After the court’s unexpected June 2012 ruling that left Obamacare constitutionally standing, speculation suggested that Chief Justice John Roberts wrote the majority and the dissenting opinions (both were unsigned), supposedly switching sides midstream. But when we applied our algorithms to evaluate the dissenting opinion against the diction used by justices in signed opinions, we concluded the probable author to be either Justice Antonin Scalia or Justice Anthony Kennedy. The unsigned opinion did not have the verbal characteristics used by Roberts in his other signed opinions.

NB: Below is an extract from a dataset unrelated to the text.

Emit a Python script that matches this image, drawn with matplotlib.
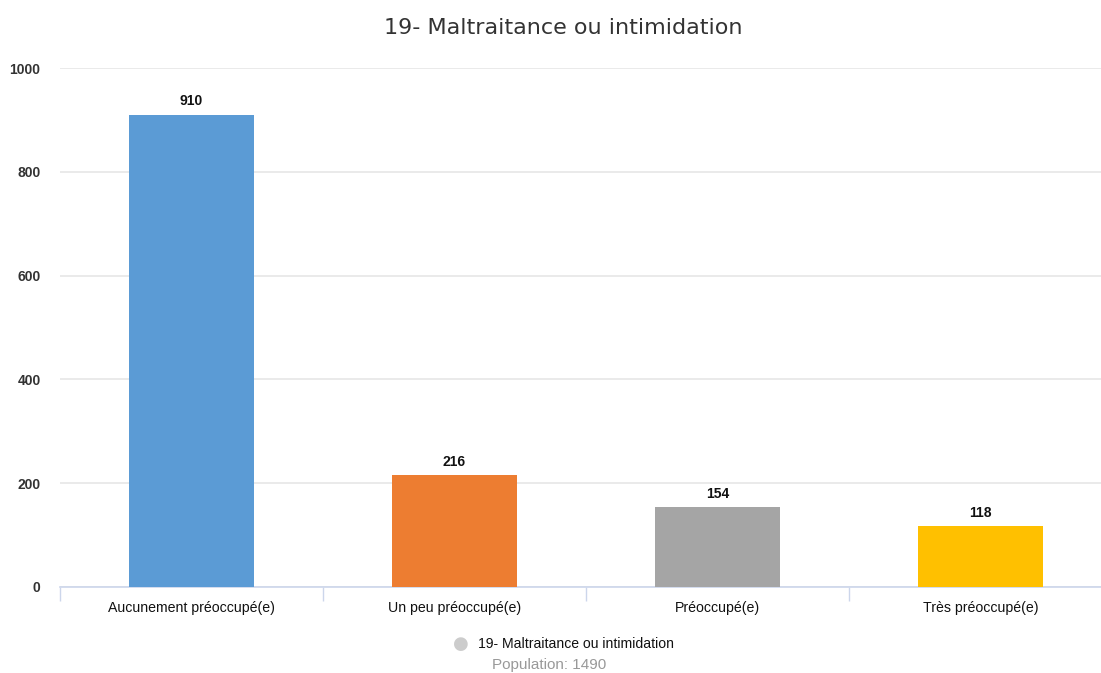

Our research went well beyond this particular case to reveal an interesting insight into the judicial politics behind unsigned opinions. We found that justices commonly described as “conservative” were the predicted authors of 45 out of the 65 per curiam opinions and justices commonly described as “conservative-swing” are predicted authors of 13 of the remaining 20 opinions. According to our study’s algorithms, only seven of the unsigned opinions since 2005 were predicted to be authored by a “liberal” justice.
To further test our methodology, we applied it to another recent, high-profile Supreme Court decision, the Defense of Marriage Act (United States v. Windsor). Our algorithm predicted, with 99.7 percent probability, that Justice Kennedy was the author of the majority opinion. And because this was in fact a signed opinion, we know that that Kennedy prediction was correct.
Beyond our specific findings, this research demonstrates the potential impact of new technologies on legal scholarship. We have shown that word-level features can distinguish authorship with substantial accuracy. And by identifying authorship, the public is better able to understand the origin of important judicial rulings that can affect peoples’ lives.